* _What is required_
Skip pictures; extract every line from the one with "Convert this chart to Chart.js code." through the one with "inner = previous one", exactly as written.

* _Source data_
--- --- ---

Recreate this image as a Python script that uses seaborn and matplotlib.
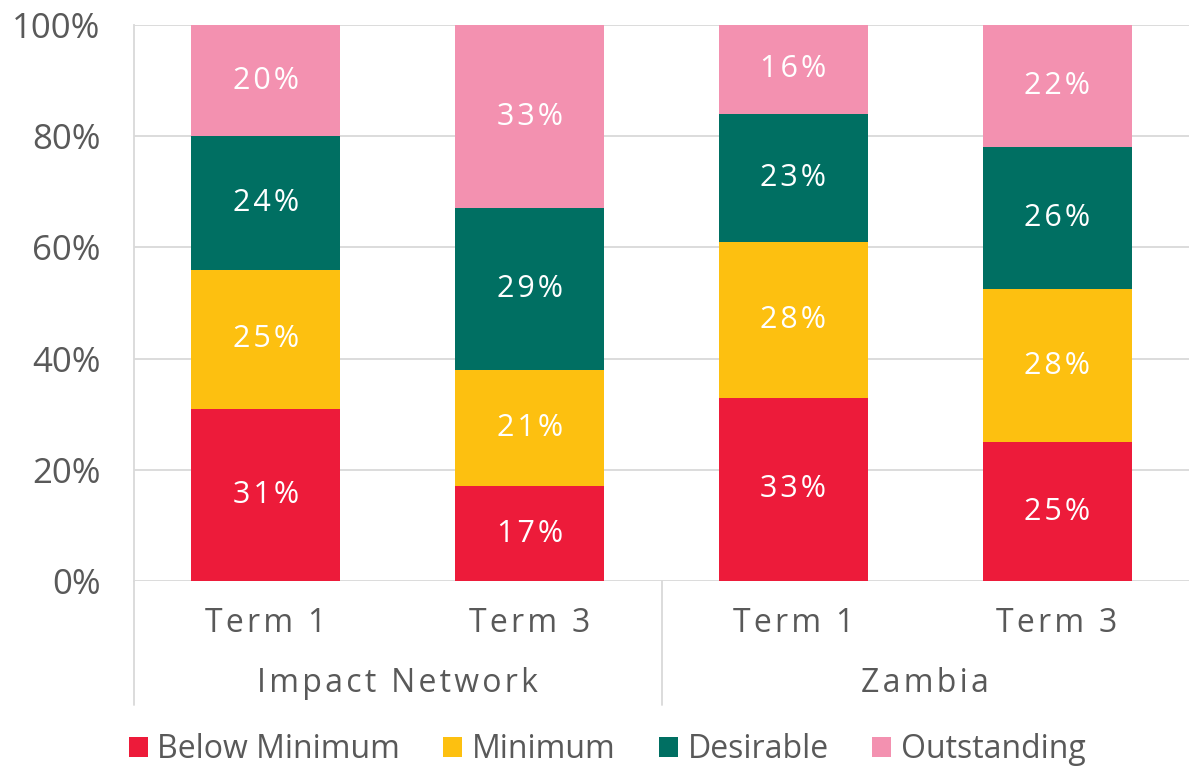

--- --- ---

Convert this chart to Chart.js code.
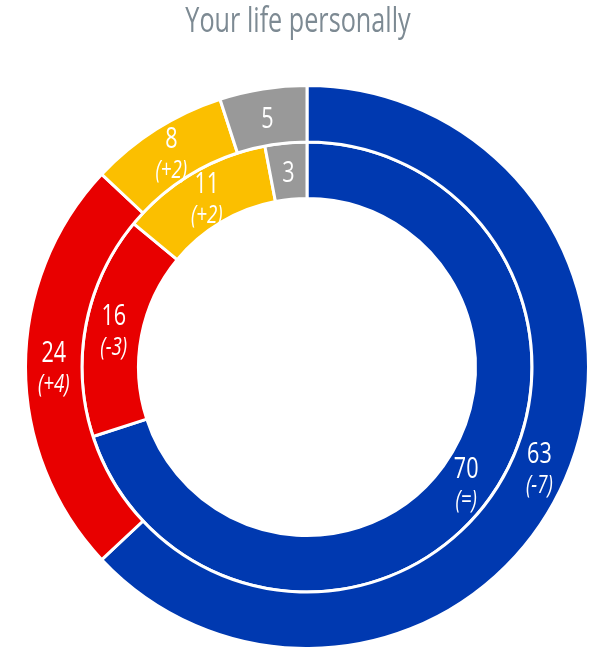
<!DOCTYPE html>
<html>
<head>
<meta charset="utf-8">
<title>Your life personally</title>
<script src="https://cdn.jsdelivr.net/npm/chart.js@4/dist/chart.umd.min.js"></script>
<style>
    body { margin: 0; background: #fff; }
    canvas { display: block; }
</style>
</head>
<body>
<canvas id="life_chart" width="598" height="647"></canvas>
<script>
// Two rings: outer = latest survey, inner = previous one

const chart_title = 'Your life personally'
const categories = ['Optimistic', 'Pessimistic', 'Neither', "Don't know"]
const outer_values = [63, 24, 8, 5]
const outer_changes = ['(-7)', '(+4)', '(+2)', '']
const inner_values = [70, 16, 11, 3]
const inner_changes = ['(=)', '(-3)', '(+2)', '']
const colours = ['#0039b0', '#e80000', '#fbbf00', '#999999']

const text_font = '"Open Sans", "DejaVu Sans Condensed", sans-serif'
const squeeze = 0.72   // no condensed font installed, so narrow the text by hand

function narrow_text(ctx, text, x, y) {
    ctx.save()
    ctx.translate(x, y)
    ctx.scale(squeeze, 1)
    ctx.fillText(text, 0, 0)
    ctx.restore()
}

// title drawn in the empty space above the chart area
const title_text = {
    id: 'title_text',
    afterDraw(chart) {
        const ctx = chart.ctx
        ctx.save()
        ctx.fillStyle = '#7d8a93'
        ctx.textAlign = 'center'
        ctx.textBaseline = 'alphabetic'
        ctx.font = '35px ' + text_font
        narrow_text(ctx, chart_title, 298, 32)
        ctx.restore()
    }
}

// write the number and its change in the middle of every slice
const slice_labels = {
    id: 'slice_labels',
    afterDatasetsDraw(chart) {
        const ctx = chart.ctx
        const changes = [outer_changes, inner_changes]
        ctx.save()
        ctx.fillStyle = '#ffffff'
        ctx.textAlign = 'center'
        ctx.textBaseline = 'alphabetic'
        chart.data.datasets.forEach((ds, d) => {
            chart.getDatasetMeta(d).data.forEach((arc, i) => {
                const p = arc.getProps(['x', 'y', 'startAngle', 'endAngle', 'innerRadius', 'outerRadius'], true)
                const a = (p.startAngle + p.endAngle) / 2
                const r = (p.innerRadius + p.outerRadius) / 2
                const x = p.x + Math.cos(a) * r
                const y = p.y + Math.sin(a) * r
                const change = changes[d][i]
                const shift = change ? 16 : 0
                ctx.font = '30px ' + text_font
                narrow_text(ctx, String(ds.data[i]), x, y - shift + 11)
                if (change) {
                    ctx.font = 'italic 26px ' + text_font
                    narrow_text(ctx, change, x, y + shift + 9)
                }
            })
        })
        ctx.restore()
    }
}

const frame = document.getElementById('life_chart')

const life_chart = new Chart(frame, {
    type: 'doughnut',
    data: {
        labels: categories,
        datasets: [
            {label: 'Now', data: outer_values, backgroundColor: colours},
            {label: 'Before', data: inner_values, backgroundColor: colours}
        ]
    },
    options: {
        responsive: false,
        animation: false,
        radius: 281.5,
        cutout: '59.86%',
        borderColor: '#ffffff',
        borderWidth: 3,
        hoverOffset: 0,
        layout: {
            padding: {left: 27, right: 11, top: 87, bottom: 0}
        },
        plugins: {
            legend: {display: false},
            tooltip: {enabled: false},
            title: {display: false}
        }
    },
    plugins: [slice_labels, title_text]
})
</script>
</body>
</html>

--- --- ---

* _Solution for this problem_
Convert this chart to Chart.js code.
<!DOCTYPE html>
<html>
<head>
<meta charset="utf-8">
<title>Your life personally</title>
<script src="https://cdn.jsdelivr.net/npm/chart.js@4/dist/chart.umd.min.js"></script>
<style>
    body { margin: 0; background: #fff; }
    canvas { display: block; }
</style>
</head>
<body>
<canvas id="life_chart" width="598" height="647"></canvas>
<script>
// Two rings: outer = latest survey, inner = previous one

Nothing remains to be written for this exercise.